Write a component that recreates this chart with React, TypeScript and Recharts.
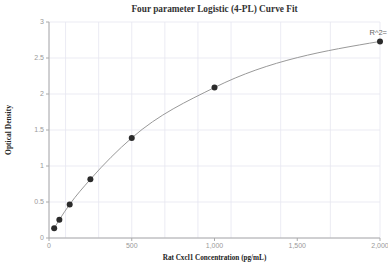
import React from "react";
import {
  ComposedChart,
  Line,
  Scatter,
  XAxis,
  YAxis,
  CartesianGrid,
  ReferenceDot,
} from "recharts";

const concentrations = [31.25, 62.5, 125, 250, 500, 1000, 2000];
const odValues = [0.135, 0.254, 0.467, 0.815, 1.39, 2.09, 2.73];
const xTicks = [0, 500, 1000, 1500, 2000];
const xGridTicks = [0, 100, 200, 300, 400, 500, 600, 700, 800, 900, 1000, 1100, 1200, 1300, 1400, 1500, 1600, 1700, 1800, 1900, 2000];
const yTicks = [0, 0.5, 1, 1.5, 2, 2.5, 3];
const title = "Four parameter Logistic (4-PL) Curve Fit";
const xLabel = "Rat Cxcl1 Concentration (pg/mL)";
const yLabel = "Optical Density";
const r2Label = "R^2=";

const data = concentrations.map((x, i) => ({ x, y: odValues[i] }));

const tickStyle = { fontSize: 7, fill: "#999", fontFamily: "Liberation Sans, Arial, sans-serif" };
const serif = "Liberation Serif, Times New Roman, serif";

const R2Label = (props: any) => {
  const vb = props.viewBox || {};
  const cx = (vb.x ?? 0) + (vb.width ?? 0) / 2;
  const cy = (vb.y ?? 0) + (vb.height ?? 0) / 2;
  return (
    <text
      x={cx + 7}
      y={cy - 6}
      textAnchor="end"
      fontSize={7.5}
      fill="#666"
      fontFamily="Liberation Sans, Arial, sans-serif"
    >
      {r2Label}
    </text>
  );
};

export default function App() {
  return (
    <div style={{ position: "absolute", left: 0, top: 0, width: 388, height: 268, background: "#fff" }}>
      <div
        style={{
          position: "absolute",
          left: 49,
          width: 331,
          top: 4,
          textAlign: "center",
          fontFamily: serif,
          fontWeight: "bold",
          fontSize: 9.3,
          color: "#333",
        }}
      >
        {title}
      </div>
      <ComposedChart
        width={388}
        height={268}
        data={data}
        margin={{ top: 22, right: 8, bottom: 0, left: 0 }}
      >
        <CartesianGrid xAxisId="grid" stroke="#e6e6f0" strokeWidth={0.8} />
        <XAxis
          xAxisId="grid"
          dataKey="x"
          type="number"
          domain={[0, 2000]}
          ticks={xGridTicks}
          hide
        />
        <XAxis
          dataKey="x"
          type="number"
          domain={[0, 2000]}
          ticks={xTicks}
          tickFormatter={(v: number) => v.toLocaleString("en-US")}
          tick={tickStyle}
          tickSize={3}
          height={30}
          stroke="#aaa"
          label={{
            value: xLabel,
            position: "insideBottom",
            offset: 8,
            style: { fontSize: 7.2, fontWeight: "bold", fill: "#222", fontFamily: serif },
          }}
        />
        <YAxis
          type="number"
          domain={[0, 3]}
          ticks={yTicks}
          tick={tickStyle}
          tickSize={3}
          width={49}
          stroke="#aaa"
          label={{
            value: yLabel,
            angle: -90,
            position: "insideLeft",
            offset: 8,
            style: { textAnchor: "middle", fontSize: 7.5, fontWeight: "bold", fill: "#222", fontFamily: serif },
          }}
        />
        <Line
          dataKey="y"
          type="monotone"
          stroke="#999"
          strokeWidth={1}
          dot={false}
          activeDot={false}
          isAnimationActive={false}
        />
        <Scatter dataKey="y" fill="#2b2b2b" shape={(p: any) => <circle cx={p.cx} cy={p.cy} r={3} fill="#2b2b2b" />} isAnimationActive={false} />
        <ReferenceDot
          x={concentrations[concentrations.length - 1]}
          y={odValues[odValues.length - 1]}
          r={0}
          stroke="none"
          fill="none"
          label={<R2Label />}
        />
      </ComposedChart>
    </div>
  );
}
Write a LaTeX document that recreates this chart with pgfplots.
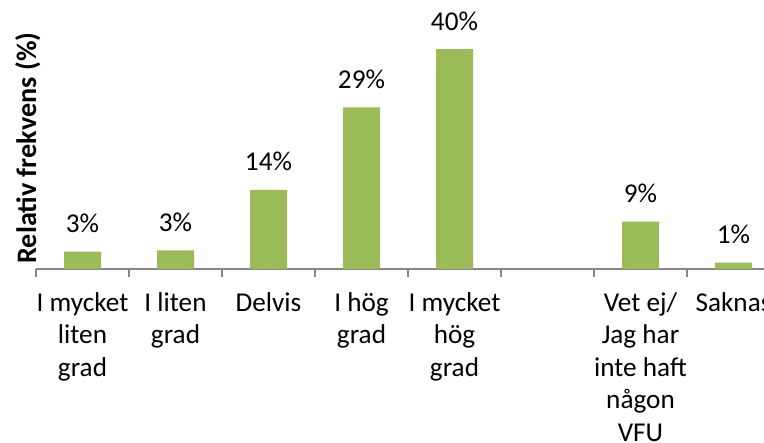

## WORK TO BE COMPLETED:
Repeat the data in full and exactly. Omit pictures.

## WRITTEN ANSWER:
Write a component that recreates this chart with React, TypeScript and Recharts.
import React from "react";
import {
  ComposedChart,
  Line,
  Scatter,
  XAxis,
  YAxis,
  CartesianGrid,
  ReferenceDot,
} from "recharts";

const concentrations = [31.25, 62.5, 125, 250, 500, 1000, 2000];
const odValues = [0.135, 0.254, 0.467, 0.815, 1.39, 2.09, 2.73];
const xTicks = [0, 500, 1000, 1500, 2000];
const xGridTicks = [0, 100, 200, 300, 400, 500, 600, 700, 800, 900, 1000, 1100, 1200, 1300, 1400, 1500, 1600, 1700, 1800, 1900, 2000];
const yTicks = [0, 0.5, 1, 1.5, 2, 2.5, 3];
const title = "Four parameter Logistic (4-PL) Curve Fit";
const xLabel = "Rat Cxcl1 Concentration (pg/mL)";
const yLabel = "Optical Density";
const r2Label = "R^2=";

const data = concentrations.map((x, i) => ({ x, y: odValues[i] }));

const tickStyle = { fontSize: 7, fill: "#999", fontFamily: "Liberation Sans, Arial, sans-serif" };
const serif = "Liberation Serif, Times New Roman, serif";

const R2Label = (props: any) => {
  const vb = props.viewBox || {};
  const cx = (vb.x ?? 0) + (vb.width ?? 0) / 2;
  const cy = (vb.y ?? 0) + (vb.height ?? 0) / 2;
  return (
    <text
      x={cx + 7}
      y={cy - 6}
      textAnchor="end"
      fontSize={7.5}
      fill="#666"
      fontFamily="Liberation Sans, Arial, sans-serif"
    >
      {r2Label}
    </text>
  );
};

export default function App() {
  return (
    <div style={{ position: "absolute", left: 0, top: 0, width: 388, height: 268, background: "#fff" }}>
      <div
        style={{
          position: "absolute",
          left: 49,
          width: 331,
          top: 4,
          textAlign: "center",
          fontFamily: serif,
          fontWeight: "bold",
          fontSize: 9.3,
          color: "#333",
        }}
      >
        {title}
      </div>
      <ComposedChart
        width={388}
        height={268}
        data={data}
        margin={{ top: 22, right: 8, bottom: 0, left: 0 }}
      >
        <CartesianGrid xAxisId="grid" stroke="#e6e6f0" strokeWidth={0.8} />
        <XAxis
          xAxisId="grid"
          dataKey="x"
          type="number"
          domain={[0, 2000]}
          ticks={xGridTicks}
          hide
        />
        <XAxis
          dataKey="x"
          type="number"
          domain={[0, 2000]}
          ticks={xTicks}
          tickFormatter={(v: number) => v.toLocaleString("en-US")}
          tick={tickStyle}
          tickSize={3}
          height={30}
          stroke="#aaa"
          label={{
            value: xLabel,
            position: "insideBottom",
            offset: 8,
            style: { fontSize: 7.2, fontWeight: "bold", fill: "#222", fontFamily: serif },
          }}
        />
        <YAxis
          type="number"
          domain={[0, 3]}
          ticks={yTicks}
          tick={tickStyle}
          tickSize={3}
          width={49}
          stroke="#aaa"
          label={{
            value: yLabel,
            angle: -90,
            position: "insideLeft",
            offset: 8,
            style: { textAnchor: "middle", fontSize: 7.5, fontWeight: "bold", fill: "#222", fontFamily: serif },
          }}
        />
        <Line
          dataKey="y"
          type="monotone"
          stroke="#999"
          strokeWidth={1}
          dot={false}
          activeDot={false}
          isAnimationActive={false}
        />
        <Scatter dataKey="y" fill="#2b2b2b" shape={(p: any) => <circle cx={p.cx} cy={p.cy} r={3} fill="#2b2b2b" />} isAnimationActive={false} />
        <ReferenceDot
          x={concentrations[concentrations.length - 1]}
          y={odValues[odValues.length - 1]}
          r={0}
          stroke="none"
          fill="none"
          label={<R2Label />}
        />
      </ComposedChart>
    </div>
  );
}
Write a LaTeX document that recreates this chart with pgfplots.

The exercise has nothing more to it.